───── GIVEN RECORDS

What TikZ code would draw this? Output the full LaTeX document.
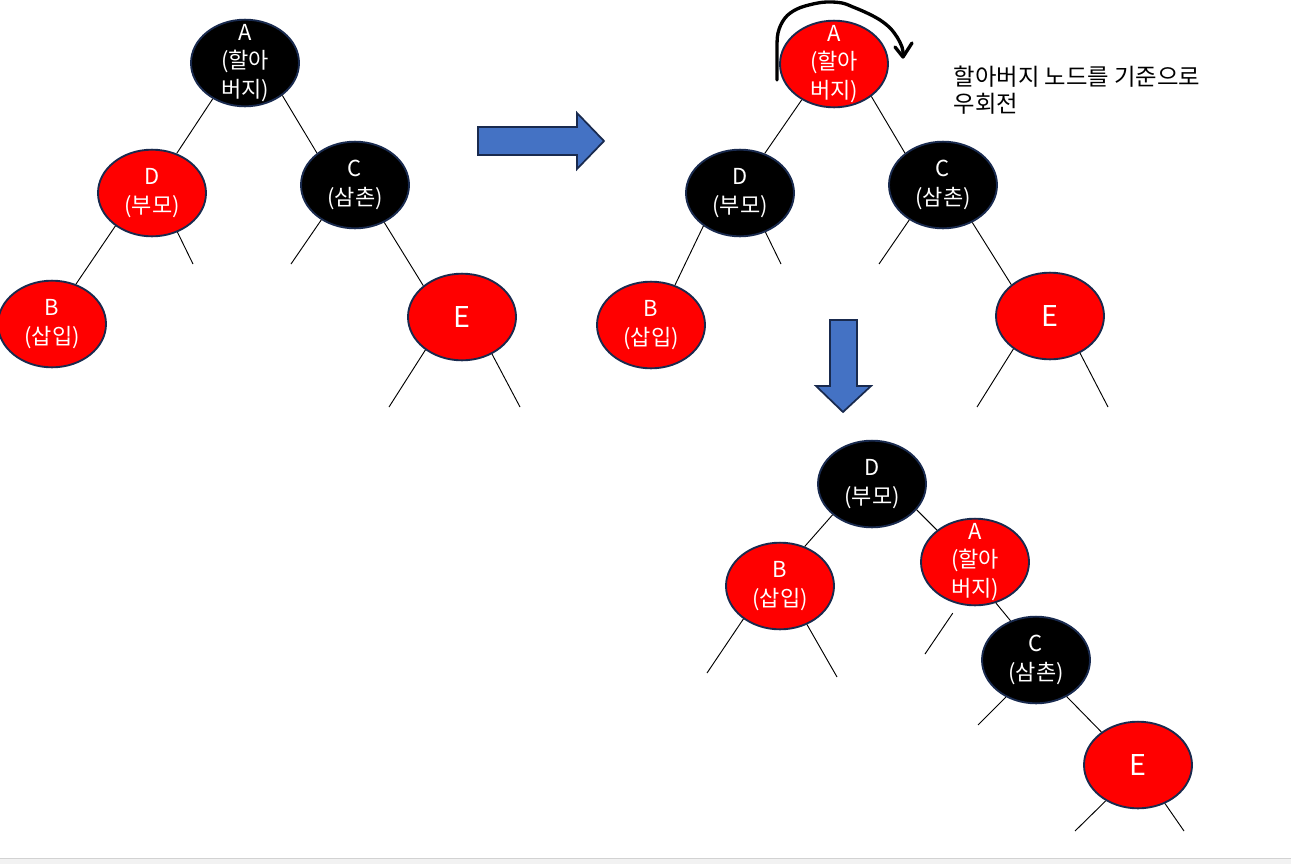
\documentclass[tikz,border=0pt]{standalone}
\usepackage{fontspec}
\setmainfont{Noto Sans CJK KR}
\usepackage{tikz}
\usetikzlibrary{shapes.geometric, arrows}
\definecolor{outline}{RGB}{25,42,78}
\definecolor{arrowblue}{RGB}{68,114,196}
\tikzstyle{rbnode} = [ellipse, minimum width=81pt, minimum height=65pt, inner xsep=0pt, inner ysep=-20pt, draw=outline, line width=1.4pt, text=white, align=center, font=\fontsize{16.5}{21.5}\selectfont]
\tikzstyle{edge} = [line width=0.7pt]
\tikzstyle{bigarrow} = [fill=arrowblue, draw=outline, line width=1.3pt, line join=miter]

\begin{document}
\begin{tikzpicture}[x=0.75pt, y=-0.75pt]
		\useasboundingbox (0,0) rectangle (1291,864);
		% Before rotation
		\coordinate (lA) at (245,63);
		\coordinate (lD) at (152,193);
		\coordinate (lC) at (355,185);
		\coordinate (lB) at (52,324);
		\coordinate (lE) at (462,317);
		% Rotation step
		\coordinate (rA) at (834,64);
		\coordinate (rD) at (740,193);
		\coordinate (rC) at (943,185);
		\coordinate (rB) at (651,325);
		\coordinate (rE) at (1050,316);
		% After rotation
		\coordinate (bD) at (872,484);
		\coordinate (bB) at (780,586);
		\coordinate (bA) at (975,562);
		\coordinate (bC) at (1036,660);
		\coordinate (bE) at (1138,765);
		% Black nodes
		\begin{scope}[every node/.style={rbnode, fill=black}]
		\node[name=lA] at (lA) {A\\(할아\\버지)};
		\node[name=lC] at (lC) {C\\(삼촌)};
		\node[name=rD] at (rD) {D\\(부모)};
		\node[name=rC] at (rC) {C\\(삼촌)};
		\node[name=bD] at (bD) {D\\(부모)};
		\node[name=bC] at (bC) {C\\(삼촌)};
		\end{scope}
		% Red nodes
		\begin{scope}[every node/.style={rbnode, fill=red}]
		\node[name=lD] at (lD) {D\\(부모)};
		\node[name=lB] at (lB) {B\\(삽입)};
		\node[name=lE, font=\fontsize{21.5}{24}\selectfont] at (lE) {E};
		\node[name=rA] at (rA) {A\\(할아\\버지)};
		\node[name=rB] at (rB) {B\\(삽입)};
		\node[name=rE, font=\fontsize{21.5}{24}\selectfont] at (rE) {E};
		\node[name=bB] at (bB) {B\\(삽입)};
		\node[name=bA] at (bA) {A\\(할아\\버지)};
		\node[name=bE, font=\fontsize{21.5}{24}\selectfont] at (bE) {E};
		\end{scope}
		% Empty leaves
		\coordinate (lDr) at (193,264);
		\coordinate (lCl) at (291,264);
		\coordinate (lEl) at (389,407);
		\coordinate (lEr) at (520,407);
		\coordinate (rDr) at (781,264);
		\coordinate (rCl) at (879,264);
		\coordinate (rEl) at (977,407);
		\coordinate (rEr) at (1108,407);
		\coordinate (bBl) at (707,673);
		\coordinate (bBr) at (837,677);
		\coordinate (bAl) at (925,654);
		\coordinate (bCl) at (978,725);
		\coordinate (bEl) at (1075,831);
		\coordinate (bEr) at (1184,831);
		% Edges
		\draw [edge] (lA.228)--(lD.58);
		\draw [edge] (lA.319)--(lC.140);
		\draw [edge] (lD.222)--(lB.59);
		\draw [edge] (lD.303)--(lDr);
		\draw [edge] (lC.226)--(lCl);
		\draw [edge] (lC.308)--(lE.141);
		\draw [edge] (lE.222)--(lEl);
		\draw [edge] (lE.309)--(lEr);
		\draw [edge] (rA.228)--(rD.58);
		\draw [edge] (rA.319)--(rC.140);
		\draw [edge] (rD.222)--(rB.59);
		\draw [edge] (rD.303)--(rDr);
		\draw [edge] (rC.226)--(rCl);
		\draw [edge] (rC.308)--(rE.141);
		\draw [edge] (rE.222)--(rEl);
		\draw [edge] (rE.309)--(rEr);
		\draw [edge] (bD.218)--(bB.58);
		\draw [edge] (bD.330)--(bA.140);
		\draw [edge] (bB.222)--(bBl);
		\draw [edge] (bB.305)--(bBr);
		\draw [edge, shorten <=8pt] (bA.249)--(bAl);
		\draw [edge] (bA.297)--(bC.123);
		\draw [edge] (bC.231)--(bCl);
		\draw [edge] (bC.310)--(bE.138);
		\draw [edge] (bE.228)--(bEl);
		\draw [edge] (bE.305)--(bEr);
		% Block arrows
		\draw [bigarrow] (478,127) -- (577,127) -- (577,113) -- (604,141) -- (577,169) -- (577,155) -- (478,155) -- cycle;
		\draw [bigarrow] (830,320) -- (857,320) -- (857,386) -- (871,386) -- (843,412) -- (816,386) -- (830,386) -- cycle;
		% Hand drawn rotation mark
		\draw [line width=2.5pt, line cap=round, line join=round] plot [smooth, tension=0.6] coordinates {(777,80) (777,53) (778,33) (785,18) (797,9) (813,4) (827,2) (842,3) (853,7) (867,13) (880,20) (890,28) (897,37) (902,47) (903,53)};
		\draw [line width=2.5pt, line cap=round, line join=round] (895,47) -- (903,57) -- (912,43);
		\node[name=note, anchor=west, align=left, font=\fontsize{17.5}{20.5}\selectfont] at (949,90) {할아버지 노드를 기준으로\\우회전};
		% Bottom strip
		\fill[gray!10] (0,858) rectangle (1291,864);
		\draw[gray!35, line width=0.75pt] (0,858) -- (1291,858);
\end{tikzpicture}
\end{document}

──────────
───── GIVEN RECORDS

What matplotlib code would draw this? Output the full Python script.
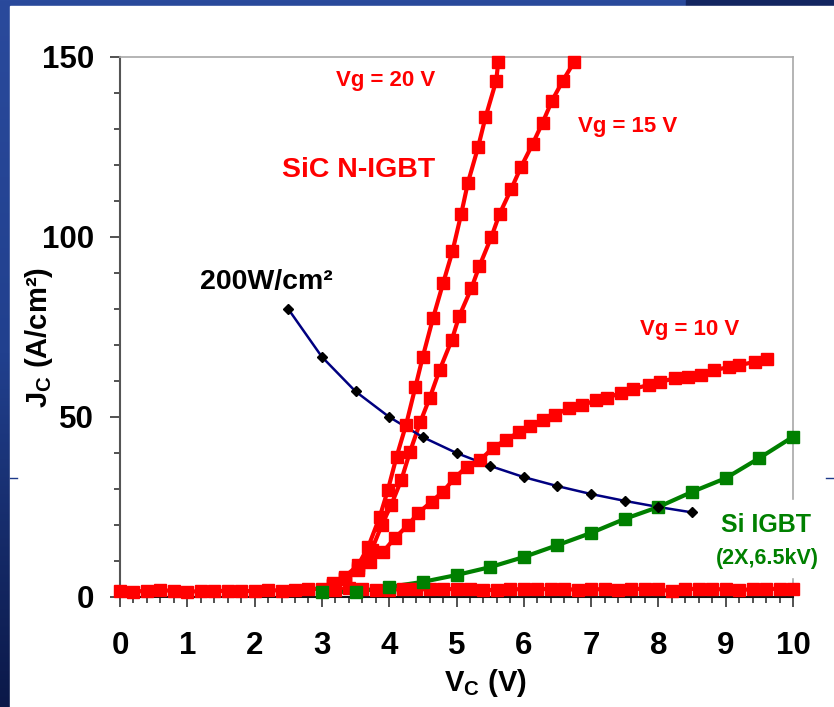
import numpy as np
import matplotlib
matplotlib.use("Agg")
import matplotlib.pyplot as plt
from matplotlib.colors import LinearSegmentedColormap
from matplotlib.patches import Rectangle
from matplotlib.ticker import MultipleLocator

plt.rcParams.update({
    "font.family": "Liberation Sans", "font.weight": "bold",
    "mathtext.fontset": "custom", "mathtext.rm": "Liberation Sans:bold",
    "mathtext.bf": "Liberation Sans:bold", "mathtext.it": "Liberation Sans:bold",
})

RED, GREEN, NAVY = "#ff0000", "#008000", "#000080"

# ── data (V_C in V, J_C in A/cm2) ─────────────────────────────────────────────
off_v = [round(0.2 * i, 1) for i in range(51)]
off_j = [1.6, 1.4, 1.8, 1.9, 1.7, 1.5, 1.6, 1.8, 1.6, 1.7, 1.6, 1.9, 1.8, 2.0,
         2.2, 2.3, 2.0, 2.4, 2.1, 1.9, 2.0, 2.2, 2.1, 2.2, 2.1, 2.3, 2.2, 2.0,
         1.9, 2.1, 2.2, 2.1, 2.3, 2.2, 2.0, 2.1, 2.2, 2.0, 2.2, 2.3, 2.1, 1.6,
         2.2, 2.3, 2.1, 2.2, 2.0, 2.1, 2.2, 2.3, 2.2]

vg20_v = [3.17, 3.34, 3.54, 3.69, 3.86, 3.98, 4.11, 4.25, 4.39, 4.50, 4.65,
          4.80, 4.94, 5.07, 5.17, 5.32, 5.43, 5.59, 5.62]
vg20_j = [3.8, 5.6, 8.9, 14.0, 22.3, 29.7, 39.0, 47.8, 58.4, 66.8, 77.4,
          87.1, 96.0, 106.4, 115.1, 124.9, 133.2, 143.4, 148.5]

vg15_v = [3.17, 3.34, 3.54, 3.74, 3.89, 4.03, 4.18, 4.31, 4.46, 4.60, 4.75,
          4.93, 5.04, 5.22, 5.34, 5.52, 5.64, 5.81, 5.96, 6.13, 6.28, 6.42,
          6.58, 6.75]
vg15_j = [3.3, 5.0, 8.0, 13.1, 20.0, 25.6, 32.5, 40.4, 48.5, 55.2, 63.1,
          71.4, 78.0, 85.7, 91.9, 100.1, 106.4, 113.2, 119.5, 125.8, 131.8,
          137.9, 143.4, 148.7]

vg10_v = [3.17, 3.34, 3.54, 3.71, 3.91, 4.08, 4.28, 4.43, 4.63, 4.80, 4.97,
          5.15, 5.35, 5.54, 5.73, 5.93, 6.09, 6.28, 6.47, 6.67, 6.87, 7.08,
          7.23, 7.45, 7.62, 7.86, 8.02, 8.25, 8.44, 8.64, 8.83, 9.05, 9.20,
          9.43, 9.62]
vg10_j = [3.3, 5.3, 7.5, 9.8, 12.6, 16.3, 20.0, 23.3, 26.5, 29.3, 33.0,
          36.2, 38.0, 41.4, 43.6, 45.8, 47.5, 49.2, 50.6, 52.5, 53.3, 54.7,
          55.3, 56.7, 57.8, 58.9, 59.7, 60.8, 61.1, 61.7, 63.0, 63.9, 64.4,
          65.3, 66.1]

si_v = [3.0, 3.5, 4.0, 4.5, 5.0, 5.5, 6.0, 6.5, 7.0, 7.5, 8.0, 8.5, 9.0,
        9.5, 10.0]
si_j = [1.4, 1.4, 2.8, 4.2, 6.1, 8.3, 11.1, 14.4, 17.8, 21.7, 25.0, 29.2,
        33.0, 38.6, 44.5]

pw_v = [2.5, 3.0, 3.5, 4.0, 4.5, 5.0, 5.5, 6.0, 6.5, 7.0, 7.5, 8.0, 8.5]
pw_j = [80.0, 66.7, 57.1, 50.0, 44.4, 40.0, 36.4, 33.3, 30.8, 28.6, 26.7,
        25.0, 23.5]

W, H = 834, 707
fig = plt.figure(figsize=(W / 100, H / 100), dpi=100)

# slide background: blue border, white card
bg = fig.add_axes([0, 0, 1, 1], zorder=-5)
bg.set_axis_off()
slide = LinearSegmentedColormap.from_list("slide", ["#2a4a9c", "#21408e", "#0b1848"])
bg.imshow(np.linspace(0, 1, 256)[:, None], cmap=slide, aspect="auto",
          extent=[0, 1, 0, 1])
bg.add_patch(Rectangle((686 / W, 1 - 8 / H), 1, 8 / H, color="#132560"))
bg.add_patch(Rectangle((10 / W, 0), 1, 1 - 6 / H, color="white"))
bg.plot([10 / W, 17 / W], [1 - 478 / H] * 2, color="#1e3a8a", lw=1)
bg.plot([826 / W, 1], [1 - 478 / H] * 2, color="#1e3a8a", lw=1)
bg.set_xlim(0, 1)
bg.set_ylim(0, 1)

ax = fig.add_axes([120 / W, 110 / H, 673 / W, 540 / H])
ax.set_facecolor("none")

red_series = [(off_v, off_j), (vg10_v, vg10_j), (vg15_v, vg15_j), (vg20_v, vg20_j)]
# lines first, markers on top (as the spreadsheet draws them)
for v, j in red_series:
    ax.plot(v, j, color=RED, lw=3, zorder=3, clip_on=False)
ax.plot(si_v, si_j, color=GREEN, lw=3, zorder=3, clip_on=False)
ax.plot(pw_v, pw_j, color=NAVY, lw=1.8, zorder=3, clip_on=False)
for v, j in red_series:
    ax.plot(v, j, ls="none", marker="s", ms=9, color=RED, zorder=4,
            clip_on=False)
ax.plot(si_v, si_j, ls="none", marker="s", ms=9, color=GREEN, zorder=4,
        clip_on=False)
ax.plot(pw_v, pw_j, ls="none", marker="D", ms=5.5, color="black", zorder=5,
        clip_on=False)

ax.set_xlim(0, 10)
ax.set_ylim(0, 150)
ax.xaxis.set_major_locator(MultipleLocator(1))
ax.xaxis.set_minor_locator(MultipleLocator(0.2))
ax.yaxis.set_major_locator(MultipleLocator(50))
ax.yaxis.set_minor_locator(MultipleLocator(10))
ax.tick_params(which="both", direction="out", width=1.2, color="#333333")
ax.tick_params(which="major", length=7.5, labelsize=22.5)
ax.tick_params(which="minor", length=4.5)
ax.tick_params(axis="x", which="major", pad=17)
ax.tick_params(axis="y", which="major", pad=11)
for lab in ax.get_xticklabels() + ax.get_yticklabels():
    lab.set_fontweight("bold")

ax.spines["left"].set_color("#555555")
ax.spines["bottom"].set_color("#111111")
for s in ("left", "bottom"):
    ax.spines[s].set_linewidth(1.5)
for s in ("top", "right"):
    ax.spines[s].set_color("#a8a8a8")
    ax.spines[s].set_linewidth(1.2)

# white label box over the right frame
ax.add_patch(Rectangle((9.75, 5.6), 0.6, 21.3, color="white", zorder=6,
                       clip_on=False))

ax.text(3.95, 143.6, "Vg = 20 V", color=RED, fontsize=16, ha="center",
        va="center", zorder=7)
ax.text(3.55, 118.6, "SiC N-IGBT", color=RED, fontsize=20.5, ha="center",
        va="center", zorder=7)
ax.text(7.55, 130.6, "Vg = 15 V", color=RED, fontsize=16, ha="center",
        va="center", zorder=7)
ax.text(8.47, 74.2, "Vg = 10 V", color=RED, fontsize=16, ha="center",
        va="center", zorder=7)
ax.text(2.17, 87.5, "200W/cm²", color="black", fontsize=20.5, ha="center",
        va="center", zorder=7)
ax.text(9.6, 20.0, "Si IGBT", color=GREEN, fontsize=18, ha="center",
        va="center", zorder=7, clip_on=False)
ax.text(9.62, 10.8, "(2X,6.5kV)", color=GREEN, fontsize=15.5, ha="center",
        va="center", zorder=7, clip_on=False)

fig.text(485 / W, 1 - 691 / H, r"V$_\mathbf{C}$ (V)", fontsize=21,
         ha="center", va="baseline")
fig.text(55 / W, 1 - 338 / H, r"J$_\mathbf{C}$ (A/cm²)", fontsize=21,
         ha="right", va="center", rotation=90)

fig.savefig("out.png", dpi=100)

──────────
───── GIVEN RECORDS

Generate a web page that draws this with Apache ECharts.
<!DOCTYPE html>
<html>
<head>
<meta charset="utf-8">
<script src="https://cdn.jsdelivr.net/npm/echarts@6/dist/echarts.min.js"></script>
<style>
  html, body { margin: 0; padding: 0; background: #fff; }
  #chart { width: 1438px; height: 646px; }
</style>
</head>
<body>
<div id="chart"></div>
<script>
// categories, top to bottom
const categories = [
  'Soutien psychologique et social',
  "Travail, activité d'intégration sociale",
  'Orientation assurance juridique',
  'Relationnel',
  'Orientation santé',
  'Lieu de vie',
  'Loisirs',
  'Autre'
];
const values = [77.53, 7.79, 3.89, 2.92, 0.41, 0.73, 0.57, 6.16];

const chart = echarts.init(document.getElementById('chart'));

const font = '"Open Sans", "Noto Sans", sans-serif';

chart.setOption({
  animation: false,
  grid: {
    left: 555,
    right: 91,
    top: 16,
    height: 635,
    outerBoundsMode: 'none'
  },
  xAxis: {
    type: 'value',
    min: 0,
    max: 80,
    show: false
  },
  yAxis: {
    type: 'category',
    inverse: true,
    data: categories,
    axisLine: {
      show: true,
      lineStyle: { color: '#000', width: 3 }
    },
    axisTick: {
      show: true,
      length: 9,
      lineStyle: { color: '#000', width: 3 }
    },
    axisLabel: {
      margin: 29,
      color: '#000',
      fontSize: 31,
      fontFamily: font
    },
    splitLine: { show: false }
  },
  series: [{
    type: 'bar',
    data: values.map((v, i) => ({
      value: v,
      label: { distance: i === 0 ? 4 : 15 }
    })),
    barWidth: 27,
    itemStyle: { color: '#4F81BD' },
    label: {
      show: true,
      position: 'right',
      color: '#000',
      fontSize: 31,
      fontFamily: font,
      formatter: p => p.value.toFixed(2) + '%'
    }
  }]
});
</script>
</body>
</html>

──────────

▶ _EXERCISE OBJECTIVE_: Using the data above, which lines fall from the one with "What matplotlib code" through the one with "RED, GREEN, NAVY"? Repeat them exactly, ends included, minus any pictures.

▶ _TASK RESULT_:
What matplotlib code would draw this? Output the full Python script.
import numpy as np
import matplotlib
matplotlib.use("Agg")
import matplotlib.pyplot as plt
from matplotlib.colors import LinearSegmentedColormap
from matplotlib.patches import Rectangle
from matplotlib.ticker import MultipleLocator

plt.rcParams.update({
    "font.family": "Liberation Sans", "font.weight": "bold",
    "mathtext.fontset": "custom", "mathtext.rm": "Liberation Sans:bold",
    "mathtext.bf": "Liberation Sans:bold", "mathtext.it": "Liberation Sans:bold",
})

RED, GREEN, NAVY = "#ff0000", "#008000", "#000080"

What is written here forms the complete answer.